Связь с Кириллом оборвана. Вот уже третий месяц.

Жано разыскивает его.

...У меня все ладно. Между прочим, пишу тебе из больницы. Больница хорошая, хоть и основана для бездомной братии, клошаров, по-русски — бродяг. Все равно хорошо, что она есть, братия эта, бродяги.

Упал я. Вышел из бистро, помнишь, что напротив кладбища, со светящейся вывеской «Лучше здесь, чем напротив» и остроумным галлом-хозяином. Забредаю иногда пропустить здесь рюмку-другую. Закрою глаза и вроде бы даже слышу голоса ваши. Вышел, хотел было перейти дорогу, вдоль кладбищенской стены, и грохнулся. Сломал ногу, растрескал бедро. Эскулапы говорят, срастется. Славные малые, эти французские эскулапы. Мне тут и не плохо вовсе. Тепло. Потолок есть. Народ хороший, больные и здоровые. Я им тут для отделения плакаты разные пишу, по дереву выжигаю. Славно. Вот только Эрнестина, палатная сестра, спокойно мне жить не дает! Подумаешь, бутылку коньяка у меня под матрасом обнаружила, беда-то какая. Дела-то на две копейки, а шуму подняла, можно было подумать — мир рушится! И добрейшей ведь души человек. В остальном все ладно. Тепло.
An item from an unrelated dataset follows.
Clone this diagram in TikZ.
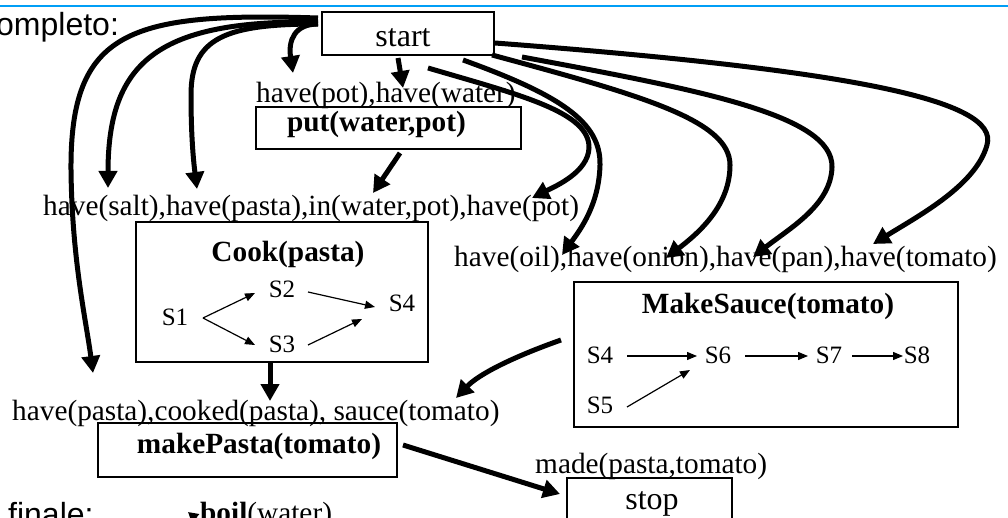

Тут он меня и нашел, Жано. И что я ему дался?

Кирилл

На костылях кое-как передвигаюсь.

Вчера появился вдруг Филипп. Тоже, как и марселец, как ни прячусь, а нет-нет и находит. Сын. Славный малый. Сорбонна за плечами. Я на заводе по двенадцать часов выбивал... Поэт сын.
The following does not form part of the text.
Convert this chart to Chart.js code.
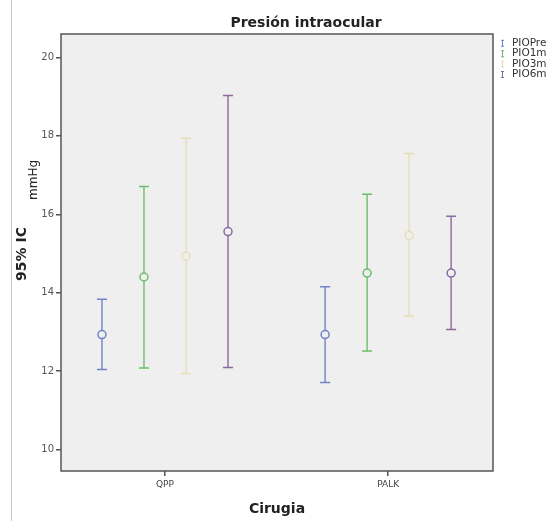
<!DOCTYPE html>
<html>
<head>
<meta charset="utf-8">
<script src="https://cdn.jsdelivr.net/npm/chart.js@4/dist/chart.umd.min.js"></script>
<style>
  html, body { margin: 0; padding: 0; background: #ffffff; }
  #wrap { width: 556px; height: 521px; position: relative; }
</style>
</head>
<body>
<div id="wrap"><canvas id="c" width="556" height="521"></canvas></div>
<script>
// ---- data ----
const categories = ['QPP', 'PALK'];
const categoryPositions = [1, 2];
const seriesNames = ['PIOPre', 'PIO1m', 'PIO3m', 'PIO6m'];
const seriesColors = ['#7082c8', '#6cbf68', '#e6dfb4', '#8a6aa0'];
const meanPIOPre = [12.93, 12.93];
const lowPIOPre  = [12.04, 11.71];
const highPIOPre = [13.83, 14.15];
const meanPIO1m = [14.40, 14.50];
const lowPIO1m  = [12.08, 12.51];
const highPIO1m = [16.71, 16.51];
const meanPIO3m = [14.93, 15.46];
const lowPIO3m  = [11.94, 13.40];
const highPIO3m = [17.94, 17.55];
const meanPIO6m = [15.56, 14.50];
const lowPIO6m  = [12.09, 13.06];
const highPIO6m = [19.03, 15.95];
const yTicks = [10, 12, 14, 16, 18, 20];

const means = [meanPIOPre, meanPIO1m, meanPIO3m, meanPIO6m];
const lows  = [lowPIOPre, lowPIO1m, lowPIO3m, lowPIO6m];
const highs = [highPIOPre, highPIO1m, highPIO3m, highPIO6m];

const datasets = seriesNames.map((name, s) => ({
  label: name,
  data: categories.map((c, i) => ({ x: categoryPositions[i], y: [lows[s][i], highs[s][i]] })),
  backgroundColor: seriesColors[s],
  borderWidth: 0,
  maxBarThickness: 1.4,
  categoryPercentage: 0.753,
  barPercentage: 1.0
}));

const decor = {
  id: 'decor',
  beforeDraw(chart) {
    const ctx = chart.ctx, a = chart.chartArea;
    ctx.save();
    ctx.fillStyle = '#ffffff';
    ctx.fillRect(0, 0, chart.width, chart.height);
    ctx.strokeStyle = '#c8c8c8';
    ctx.lineWidth = 1;
    ctx.beginPath(); ctx.moveTo(11.5, 0); ctx.lineTo(11.5, chart.height); ctx.stroke();
    ctx.fillStyle = '#efefef';
    ctx.fillRect(a.left, a.top, a.right - a.left, a.bottom - a.top);
    ctx.restore();
  },
  afterDatasetsDraw(chart) {
    const ctx = chart.ctx, y = chart.scales.y;
    ctx.save();
    chart.data.datasets.forEach((ds, s) => {
      const meta = chart.getDatasetMeta(s);
      meta.data.forEach((el, i) => {
        const x = el.x;
        const yl = y.getPixelForValue(lows[s][i]);
        const yh = y.getPixelForValue(highs[s][i]);
        const ym = y.getPixelForValue(means[s][i]);
        ctx.strokeStyle = seriesColors[s];
        ctx.lineWidth = 1.5;
        ctx.beginPath();
        ctx.moveTo(x - 5, yl); ctx.lineTo(x + 5, yl);
        ctx.moveTo(x - 5, yh); ctx.lineTo(x + 5, yh);
        ctx.stroke();
        ctx.beginPath();
        ctx.arc(x, ym, 4, 0, Math.PI * 2);
        ctx.fillStyle = '#efefef';
        ctx.fill();
        ctx.stroke();
      });
    });
    ctx.restore();
  },
  afterDraw(chart) {
    const ctx = chart.ctx, a = chart.chartArea;
    ctx.save();
    // frame
    ctx.strokeStyle = '#555555';
    ctx.lineWidth = 1.5;
    ctx.strokeRect(a.left, a.top, a.right - a.left, a.bottom - a.top);
    // title
    ctx.fillStyle = '#222222';
    ctx.font = 'bold 14px "DejaVu Sans", sans-serif';
    ctx.textAlign = 'center';
    ctx.textBaseline = 'middle';
    ctx.fillText('Presión intraocular', 306, 23);
    // x axis title
    ctx.fillText('Cirugia', 277, 509);
    // y axis title
    ctx.save();
    ctx.translate(22, 254);
    ctx.rotate(-Math.PI / 2);
    ctx.textAlign = 'center';
    ctx.font = 'bold 14px "DejaVu Sans", sans-serif';
    ctx.fillText('95% IC', 0, 0);
    ctx.font = '12px "DejaVu Sans", sans-serif';
    ctx.textAlign = 'left';
    ctx.fillText('mmHg', 54, 12);
    ctx.restore();
    // legend
    ctx.font = '10.5px "DejaVu Sans", sans-serif';
    ctx.textAlign = 'left';
    ctx.textBaseline = 'middle';
    seriesNames.forEach((name, s) => {
      const ly = 43.3 + s * 10.4;
      const lx = 502.5;
      ctx.strokeStyle = seriesColors[s];
      ctx.lineWidth = 1;
      ctx.beginPath();
      ctx.moveTo(lx, ly - 3); ctx.lineTo(lx, ly + 3);
      ctx.moveTo(lx - 1.5, ly - 3); ctx.lineTo(lx + 1.5, ly - 3);
      ctx.moveTo(lx - 1.5, ly + 3); ctx.lineTo(lx + 1.5, ly + 3);
      ctx.stroke();
      ctx.fillStyle = '#333333';
      ctx.fillText(name, 512, ly);
    });
    ctx.restore();
  }
};

new Chart(document.getElementById('c'), {
  type: 'bar',
  data: { datasets },
  options: {
    responsive: false,
    animation: false,
    layout: { padding: { top: 34, right: 63, left: 0, bottom: 0 } },
    plugins: { legend: { display: false }, title: { display: false }, tooltip: { enabled: false } },
    scales: {
      x: {
        type: 'linear',
        min: 0.534,
        max: 2.47,
        offset: false,
        afterBuildTicks(scale) { scale.ticks = categoryPositions.map(v => ({ value: v })); },
        grid: { offset: false, drawOnChartArea: false, drawTicks: true, tickLength: 5, color: '#555555', lineWidth: 1.5 },
        border: { display: false },
        ticks: {
          color: '#444444', font: { size: 9, family: '"DejaVu Sans", sans-serif' }, padding: 3,
          callback(v) { const i = categoryPositions.indexOf(v); return i >= 0 ? categories[i] : ''; }
        },
        afterFit(scale) { scale.height = 50; }
      },
      y: {
        min: 9.45,
        max: 20.6,
        afterBuildTicks(scale) { scale.ticks = yTicks.map(v => ({ value: v })); },
        grid: { drawOnChartArea: false, drawTicks: true, tickLength: 5, color: '#555555', lineWidth: 1.5 },
        border: { display: false },
        ticks: { color: '#555555', font: { size: 10, family: '"DejaVu Sans", sans-serif' }, padding: 2 },
        afterFit(scale) { scale.width = 61; }
      }
    }
  },
  plugins: [decor]
});
</script>
</body>
</html>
Читаю Чехова. Хорошо бы мне его на русском, Чехова.

Кирилл

Сестра Кирилла прислала мне письмо главного врача больницы Шаритэ. Письмо-ответ на ее запрос о брате. Доктор-француз ответил ей незамедлительно. Пишет, что обаятельный русский их больной, талантливый и большой души человек, ушел из больницы без их ведома, ушел неизвестно куда и неизвестно совершенно, что послужило тому причиной, потому что отношение к нему персонала, как и больничной администрации было безупречным, что он очаровал их всех в больнице, больных и здоровых, что он ушел, не закончив лечения, что лечившие его врачи в тревоге за его бедро, что администрация пытается разыскать его, вернуть, долечить, но что разыскать его не просто, так как у него нет постоянного адреса, но что они будут еще пытаться, и как только... он сообщит мадам незамедлительно...

...ушел от Филиппа...

Знаешь, какой меня ожидает конец? Вот. Однажды утром парижанин возьмет газету и прочтет, что бездомный, клешар в общем, раздавлен на улице машиной. Или умер от «сердца», выброшенный на рассвете из ночного бистро, а может быть, все это чересчур романтично. Может, он будет жить вечно, переживет всех, только нервы его откажут, спиртное или просто время возьмет свое, и пока серые зимние дожди заливают оконные стекла дешевых кафе, он будет утро за утром просиживать в темных этих подозрительных бистро, склонившись над газетой, тщедушный, лысый старичок, в грязном, обтрепанном пиджаке. И эти утренние трезвые часы — это единственное, что ему будет оставлено прожитыми годами, что было его подлинной сущностью. Теперь его жизнь, как бы она ни сложилась, будет пустой и случайной, — отходами, кислой, вонючей сывороткой подлинности.

Кирилл

...После прожитого дня я пошел к монахиням. Вымысля, попил чаю, в кухне было чисто, тепло. И побрел, кутаясь после теплого душа в свое тряпье. Ни о чем не спрашивают меня. Спасибо им за это.

Кирилл

Сегодня мой день красивой жизни — день моей пенсии. Каждый месяц у меня один красивый день. Мне его делает Комитет Сопротивления. Пенсия у меня вполне достойная. Но ее мне хватает на один только день. Потому что деньги у меня никогда долго не удерживаются. Я их тут же растрачиваю направо-налево — раздаю самым обездоленным, безнадежно отверженным среди нищей братии. Один день, да наш.